Martin Gayford

Why everyone should go to life-drawing classes: Claudette Johnson interviewed

The artist talks to Martin Gayford about the challenges – and rewards – of working from life

‘Young Man on Yellow’, 2021, by Claudette Johnson. Credit: Private collection c. Claudette Johnson. Image courtesy of the artist and Hollybush Gardens, LondonPhoto Andy Keate 
issue 07 October 2023

While looking at Claudette Johnson’s splendid exhibition Presence at the Courtauld Gallery, I kept trying to pin down an elusive connection. Her works are large drawings (sometimes very large – one reclining figure is more than two-and-a-half metres wide), and each one zooms in on a single figure seen in close-up, often larger than life-size. They reminded me of something, but for a while I couldn’t place it. About halfway round I got it. They look a little like fragments from the cartoons Renaissance masters made as templates for painting. These, too, tend to concentrate on the human body on a monumental scale. 

Those who dedicate themselves to drawing and work from live models are scarce. Johnson does both

 Claudette Johnson is female and she is black, neither of which are as unusual in the art world as they were when she began her career in the early 1980s (one respect in which the world has become better since then). But she is a highly unusual artist for another reason. Those who dedicate themselves to drawing and work from live models are scarce nowadays, and Johnson does both.  

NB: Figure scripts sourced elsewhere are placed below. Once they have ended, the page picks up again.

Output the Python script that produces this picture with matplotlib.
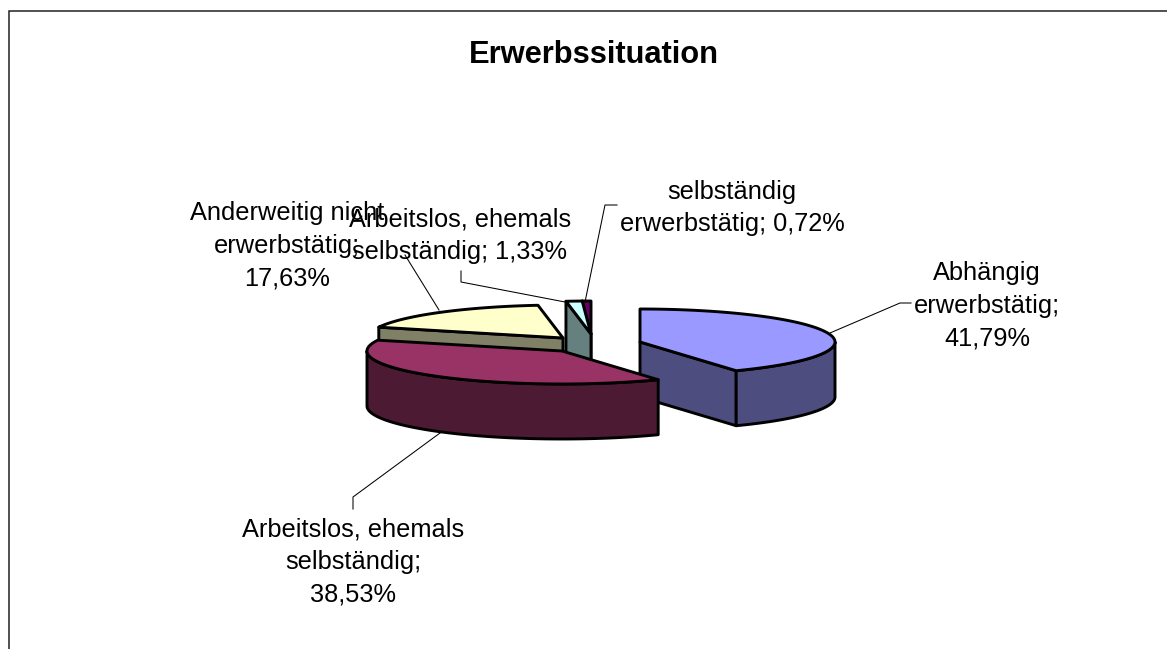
import numpy as np
import matplotlib
matplotlib.use("Agg")
import matplotlib.pyplot as plt
from matplotlib.patches import Polygon

plt.rcParams['font.family'] = ['Liberation Sans', 'DejaVu Sans']

# Data
categories = ["Abhängig erwerbstätig", "Arbeitslos, ehemals selbständig",
              "Anderweitig nicht erwerbstätig", "Arbeitslos, ehemals selbständig",
              "selbständig erwerbstätig"]
values = [41.79, 38.53, 17.63, 1.33, 0.72]
label_texts = ["Abhängig\nerwerbstätig;\n41,79%",
               "Arbeitslos, ehemals\nselbständig;\n38,53%",
               "Anderweitig nicht\nerwerbstätig;\n17,63%",
               "Arbeitslos, ehemals\nselbständig; 1,33%",
               "selbständig\nerwerbstätig; 0,72%"]
title = "Erwerbssituation"

# Styles / layout (pixel space)
top_colors = ["#9999FF", "#993366", "#FFFFCC", "#CCFFFF", "#660066"]
side_colors = ["#4D4D80", "#4D1A33", "#808066", "#668080", "#330033"]
centers = [(640, 342), (562, 351), (563, 338), (591, 334), (591, 334)]
label_pos = [(987, 306), (353, 562), (287, 246), (460, 235.5), (732, 208)]
leaders = [[(830, 333), (900, 303), (911, 303)],
           [(440, 433), (353, 497), (353, 509)],
           [(439, 310), (405, 255)],
           [(565, 302), (461, 282), (461, 271)],
           [(585, 302), (605, 205), (617, 205)]]
draw_order = [4, 3, 2, 0, 1]
RX, RY, DEPTH = 195, 33, 55
EDGE = 2.1

W, H = 1167, 649
fig = plt.figure(figsize=(W / 100, H / 100), dpi=100, facecolor="white")
ax = fig.add_axes([0, 0, 1, 1])
ax.set_xlim(0, W)
ax.set_ylim(H, 0)
ax.axis("off")


def pt(c, a, dy=0.0):
    r = np.radians(a)
    return np.column_stack([c[0] + RX * np.sin(r), c[1] - RY * np.cos(r) + dy])


def poly(xy, color, z):
    ax.add_patch(Polygon(xy, closed=True, facecolor=color, edgecolor="black",
                         linewidth=EDGE, joinstyle="round", zorder=z))


edges = np.concatenate([[0], np.cumsum(values)]) / sum(values) * 360

for k, i in enumerate(draw_order):
    a0, a1 = edges[i], edges[i + 1]
    c = centers[i]
    base = 2 + k
    ca = np.array([c])
    cb = np.array([[c[0], c[1] + DEPTH]])
    # visible cut faces
    if np.sin(np.radians(a0)) < 0:
        p = pt(c, np.array([a0]))
        poly(np.vstack([ca, p, p + [0, DEPTH], cb]), side_colors[i], base)
    if np.sin(np.radians(a1)) > 0:
        p = pt(c, np.array([a1]))
        poly(np.vstack([ca, p, p + [0, DEPTH], cb]), side_colors[i], base)
    # visible outer rim (front half of the ellipse)
    lo, hi = max(a0, 90), min(a1, 270)
    if hi > lo:
        t = np.linspace(lo, hi, 80)
        poly(np.vstack([pt(c, t), pt(c, t[::-1], DEPTH)]), side_colors[i], base)
    # top face
    t = np.linspace(a0, a1, 120)
    poly(np.vstack([ca, pt(c, t)]), top_colors[i], base + 0.5)

for (lx, ly), txt, seg in zip(label_pos, label_texts, leaders):
    s = np.array(seg)
    ax.plot(s[:, 0], s[:, 1], color="black", lw=0.75, zorder=20)
    ax.text(lx, ly, txt, ha="center", va="center", fontsize=18.3, color="black",
            linespacing=1.47, multialignment="center", zorder=21)

ax.text(593.5, 55, title, ha="center", va="center", fontsize=22.2,
        fontweight="bold", color="black", zorder=21)

# Chart-area border (cropped at right and bottom)
ax.plot([8.5, 8.5, W], [H, 10.5, 10.5], color="#222222", lw=1.1, zorder=1,
        solid_joinstyle="miter")

fig.savefig("out.png", dpi=100, facecolor="white")
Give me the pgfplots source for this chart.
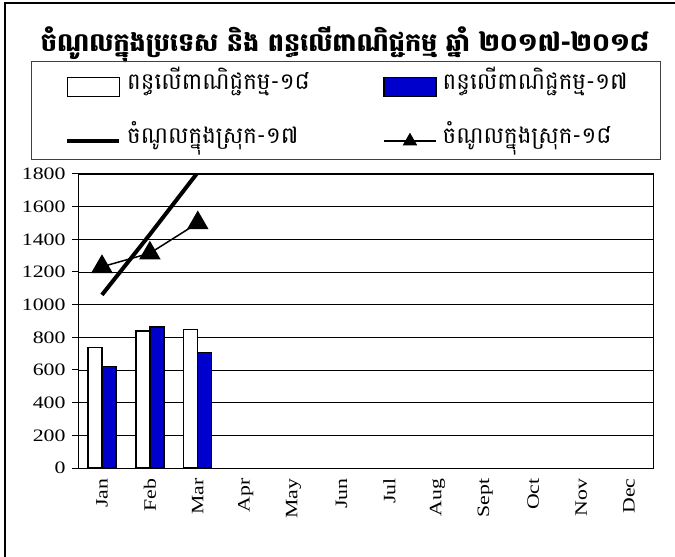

 There are quite a few artists around who depict what David Hockney likes to call the ‘visible world’ (sometimes described as ‘figurative’), but these days they are more likely to work either from photographs or imagination. When we met, Johnson told me why, despite the difficulties, she prefers to sit and draw in front of a living, breathing person. In fact, she does this partly because of the difficulties. Working from life, she explained, is not only more challenging but also more embarrassing (which was one of the reasons why Francis Bacon used photographs rather than living sitters). ‘When I’ve worked with someone I didn’t know particularly well,’ she said, ‘there’s always an initial period of awkwardness.’